On Monday, President Barack Obama commuted the sentence of 46 federal drug offenders, bringing the total number of people he's freed from prison to 89 — more than the last four presidents combined, according to the New York Times.
In a video released by the White House, Obama announced that he was granting freedom to the dozens of overwhelmingly nonviolent drug offenders because their sentences "didn't fit the crime," having been convicted under outdated, overly punitive anti-drug laws:
Obama explained that if the offenders — 14 of whom had been sentenced to life in prison — had been convicted under current laws, virtually all of them would have already been free. So he exercised his executive powers to give them a second chance.
Why it's such a big deal: Obama's actions will grant freedom to a tiny fraction of the drug offenders in federal prisons across the country, but they symbolize a shifting tide in the nation's perception of the war on drugs. They also represent an intensification of the president's interest in pushing the ball forward on mass incarceration.

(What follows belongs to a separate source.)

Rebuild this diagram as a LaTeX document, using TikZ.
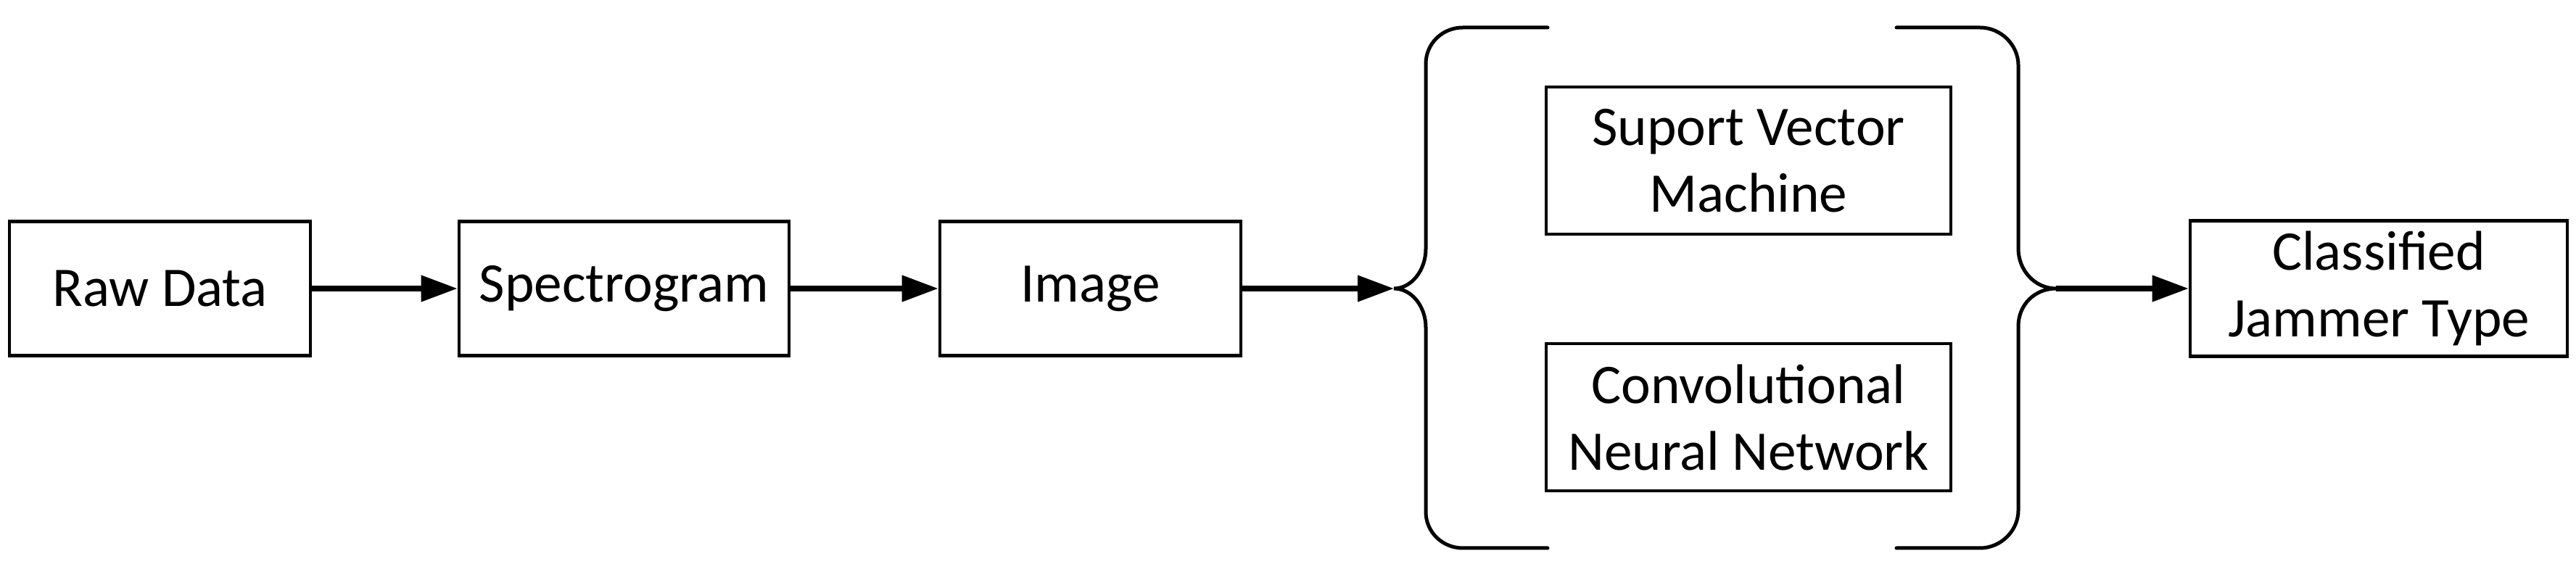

"While the president's very limited use of his commutation powers during his first term was disappointing, it's encouraging to see the pace of commutations now picking up significantly," Marc Mauer, executive director of the Sentencing Project, told Mic.
There is clear evidence of a major window of opportunity for criminal justice reform in Washington that could reverse the racially motivated, tough-on-crime ethos that prevailed among both parties from the civil rights era through the Clinton administration. Today, the movement for marijuana decriminalization and legalization has picked up steam, the country has witnessed a decades-long decline in crime and the calamitous failure of the war on drugs has grown impossible to ignore.
Proponents of dismantling mass incarceration hope that Obama's commutations can serve as an entry point into a broader discussion of comprehensive policy reform.
"The unfairness of federal drug sentencing policy cannot be addressed in piecemeal fashion, but rather requires broad legislative change along with a substantial expansion of clemency," said Mauer. "In this regard, it's encouraging that the White House has been supportive of sentencing bills now being considered in the Senate that would reduce substantially the length of prison terms for many federal drug offenders."
In 2013, the Department of Justice cut back on mandatory minimum sentences for certain low-level, nonviolent drug offenders.
Later this week, Obama will become the first sitting president to visit a federal prison. All told, the actions bode well for a country in search of new ways to think about crime and punishment.